#### [Directive]
Render the material again word for word, skipping the pictures in it.
□ □ □ □ □
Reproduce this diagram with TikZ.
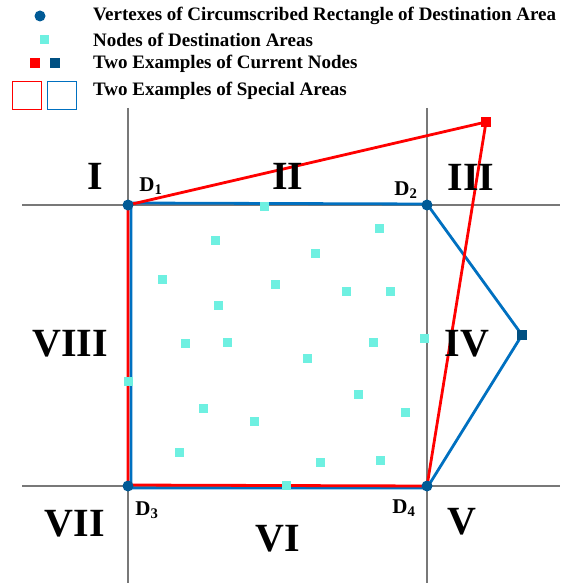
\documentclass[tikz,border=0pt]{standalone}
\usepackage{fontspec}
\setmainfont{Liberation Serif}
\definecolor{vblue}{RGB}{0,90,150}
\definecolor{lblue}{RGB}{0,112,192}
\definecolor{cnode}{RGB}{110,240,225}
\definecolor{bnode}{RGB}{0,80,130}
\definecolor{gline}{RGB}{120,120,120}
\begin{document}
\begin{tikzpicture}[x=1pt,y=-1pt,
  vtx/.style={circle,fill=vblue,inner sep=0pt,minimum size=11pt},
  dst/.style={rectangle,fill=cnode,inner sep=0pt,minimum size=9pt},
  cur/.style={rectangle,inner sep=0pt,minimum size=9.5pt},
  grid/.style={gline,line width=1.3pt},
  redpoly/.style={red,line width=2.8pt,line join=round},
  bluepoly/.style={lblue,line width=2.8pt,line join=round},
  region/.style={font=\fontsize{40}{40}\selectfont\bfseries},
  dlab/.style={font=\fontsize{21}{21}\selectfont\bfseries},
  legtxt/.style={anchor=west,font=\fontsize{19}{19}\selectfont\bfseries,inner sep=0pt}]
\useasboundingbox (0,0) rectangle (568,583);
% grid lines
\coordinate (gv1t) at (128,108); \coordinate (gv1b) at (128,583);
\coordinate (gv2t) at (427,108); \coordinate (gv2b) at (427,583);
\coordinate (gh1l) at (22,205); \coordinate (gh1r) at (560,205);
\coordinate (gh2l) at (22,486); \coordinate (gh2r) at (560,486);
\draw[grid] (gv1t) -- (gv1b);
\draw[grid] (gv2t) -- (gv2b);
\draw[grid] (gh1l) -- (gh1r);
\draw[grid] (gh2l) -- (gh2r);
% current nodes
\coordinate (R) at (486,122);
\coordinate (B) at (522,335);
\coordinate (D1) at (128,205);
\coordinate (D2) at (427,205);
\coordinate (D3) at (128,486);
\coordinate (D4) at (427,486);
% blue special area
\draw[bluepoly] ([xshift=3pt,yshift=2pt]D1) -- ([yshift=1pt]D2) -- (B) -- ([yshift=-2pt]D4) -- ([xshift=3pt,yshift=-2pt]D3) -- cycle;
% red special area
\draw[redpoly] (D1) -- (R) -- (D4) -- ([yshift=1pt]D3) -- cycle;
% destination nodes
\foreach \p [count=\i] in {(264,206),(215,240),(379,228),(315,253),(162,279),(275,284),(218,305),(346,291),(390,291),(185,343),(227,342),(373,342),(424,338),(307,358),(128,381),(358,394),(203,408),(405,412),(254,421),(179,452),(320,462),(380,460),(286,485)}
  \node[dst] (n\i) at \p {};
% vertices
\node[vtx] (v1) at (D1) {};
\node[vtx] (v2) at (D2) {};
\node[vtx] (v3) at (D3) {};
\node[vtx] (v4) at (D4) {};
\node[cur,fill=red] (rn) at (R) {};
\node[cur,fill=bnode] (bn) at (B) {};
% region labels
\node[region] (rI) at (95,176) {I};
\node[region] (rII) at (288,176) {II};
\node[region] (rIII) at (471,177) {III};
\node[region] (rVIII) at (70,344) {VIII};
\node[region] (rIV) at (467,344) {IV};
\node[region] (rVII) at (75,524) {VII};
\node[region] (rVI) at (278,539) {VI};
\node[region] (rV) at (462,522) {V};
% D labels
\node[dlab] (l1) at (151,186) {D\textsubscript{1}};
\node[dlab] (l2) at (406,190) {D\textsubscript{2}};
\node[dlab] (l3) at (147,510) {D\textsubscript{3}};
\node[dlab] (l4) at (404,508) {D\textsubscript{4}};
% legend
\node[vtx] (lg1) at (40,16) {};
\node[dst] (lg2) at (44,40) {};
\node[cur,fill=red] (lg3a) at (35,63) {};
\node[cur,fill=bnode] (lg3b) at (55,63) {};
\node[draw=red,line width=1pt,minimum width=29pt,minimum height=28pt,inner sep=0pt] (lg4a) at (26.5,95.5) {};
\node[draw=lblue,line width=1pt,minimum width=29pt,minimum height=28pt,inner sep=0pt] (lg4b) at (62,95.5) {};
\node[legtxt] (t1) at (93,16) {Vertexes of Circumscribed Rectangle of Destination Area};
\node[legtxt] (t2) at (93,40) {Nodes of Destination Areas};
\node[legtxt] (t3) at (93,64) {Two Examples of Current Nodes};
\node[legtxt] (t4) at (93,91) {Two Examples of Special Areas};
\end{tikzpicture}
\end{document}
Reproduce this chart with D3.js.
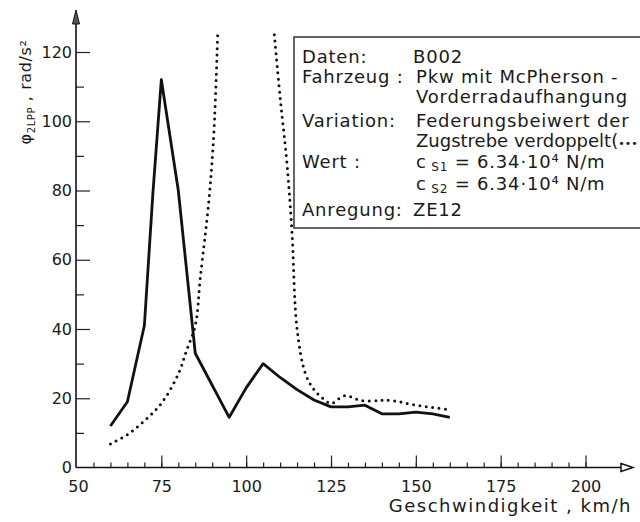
□ □ □ □ □
#### [Answer for this exercise]
Reproduce this diagram with TikZ.
\documentclass[tikz,border=0pt]{standalone}
\usepackage{fontspec}
\setmainfont{Liberation Serif}
\definecolor{vblue}{RGB}{0,90,150}
\definecolor{lblue}{RGB}{0,112,192}
\definecolor{cnode}{RGB}{110,240,225}
\definecolor{bnode}{RGB}{0,80,130}
\definecolor{gline}{RGB}{120,120,120}
\begin{document}
\begin{tikzpicture}[x=1pt,y=-1pt,
  vtx/.style={circle,fill=vblue,inner sep=0pt,minimum size=11pt},
  dst/.style={rectangle,fill=cnode,inner sep=0pt,minimum size=9pt},
  cur/.style={rectangle,inner sep=0pt,minimum size=9.5pt},
  grid/.style={gline,line width=1.3pt},
  redpoly/.style={red,line width=2.8pt,line join=round},
  bluepoly/.style={lblue,line width=2.8pt,line join=round},
  region/.style={font=\fontsize{40}{40}\selectfont\bfseries},
  dlab/.style={font=\fontsize{21}{21}\selectfont\bfseries},
  legtxt/.style={anchor=west,font=\fontsize{19}{19}\selectfont\bfseries,inner sep=0pt}]
\useasboundingbox (0,0) rectangle (568,583);
% grid lines
\coordinate (gv1t) at (128,108); \coordinate (gv1b) at (128,583);
\coordinate (gv2t) at (427,108); \coordinate (gv2b) at (427,583);
\coordinate (gh1l) at (22,205); \coordinate (gh1r) at (560,205);
\coordinate (gh2l) at (22,486); \coordinate (gh2r) at (560,486);
\draw[grid] (gv1t) -- (gv1b);
\draw[grid] (gv2t) -- (gv2b);
\draw[grid] (gh1l) -- (gh1r);
\draw[grid] (gh2l) -- (gh2r);
% current nodes
\coordinate (R) at (486,122);
\coordinate (B) at (522,335);
\coordinate (D1) at (128,205);
\coordinate (D2) at (427,205);
\coordinate (D3) at (128,486);
\coordinate (D4) at (427,486);
% blue special area
\draw[bluepoly] ([xshift=3pt,yshift=2pt]D1) -- ([yshift=1pt]D2) -- (B) -- ([yshift=-2pt]D4) -- ([xshift=3pt,yshift=-2pt]D3) -- cycle;
% red special area
\draw[redpoly] (D1) -- (R) -- (D4) -- ([yshift=1pt]D3) -- cycle;
% destination nodes
\foreach \p [count=\i] in {(264,206),(215,240),(379,228),(315,253),(162,279),(275,284),(218,305),(346,291),(390,291),(185,343),(227,342),(373,342),(424,338),(307,358),(128,381),(358,394),(203,408),(405,412),(254,421),(179,452),(320,462),(380,460),(286,485)}
  \node[dst] (n\i) at \p {};
% vertices
\node[vtx] (v1) at (D1) {};
\node[vtx] (v2) at (D2) {};
\node[vtx] (v3) at (D3) {};
\node[vtx] (v4) at (D4) {};
\node[cur,fill=red] (rn) at (R) {};
\node[cur,fill=bnode] (bn) at (B) {};
% region labels
\node[region] (rI) at (95,176) {I};
\node[region] (rII) at (288,176) {II};
\node[region] (rIII) at (471,177) {III};
\node[region] (rVIII) at (70,344) {VIII};
\node[region] (rIV) at (467,344) {IV};
\node[region] (rVII) at (75,524) {VII};
\node[region] (rVI) at (278,539) {VI};
\node[region] (rV) at (462,522) {V};
% D labels
\node[dlab] (l1) at (151,186) {D\textsubscript{1}};
\node[dlab] (l2) at (406,190) {D\textsubscript{2}};
\node[dlab] (l3) at (147,510) {D\textsubscript{3}};
\node[dlab] (l4) at (404,508) {D\textsubscript{4}};
% legend
\node[vtx] (lg1) at (40,16) {};
\node[dst] (lg2) at (44,40) {};
\node[cur,fill=red] (lg3a) at (35,63) {};
\node[cur,fill=bnode] (lg3b) at (55,63) {};
\node[draw=red,line width=1pt,minimum width=29pt,minimum height=28pt,inner sep=0pt] (lg4a) at (26.5,95.5) {};
\node[draw=lblue,line width=1pt,minimum width=29pt,minimum height=28pt,inner sep=0pt] (lg4b) at (62,95.5) {};
\node[legtxt] (t1) at (93,16) {Vertexes of Circumscribed Rectangle of Destination Area};
\node[legtxt] (t2) at (93,40) {Nodes of Destination Areas};
\node[legtxt] (t3) at (93,64) {Two Examples of Current Nodes};
\node[legtxt] (t4) at (93,91) {Two Examples of Special Areas};
\end{tikzpicture}
\end{document}
Reproduce this chart with D3.js.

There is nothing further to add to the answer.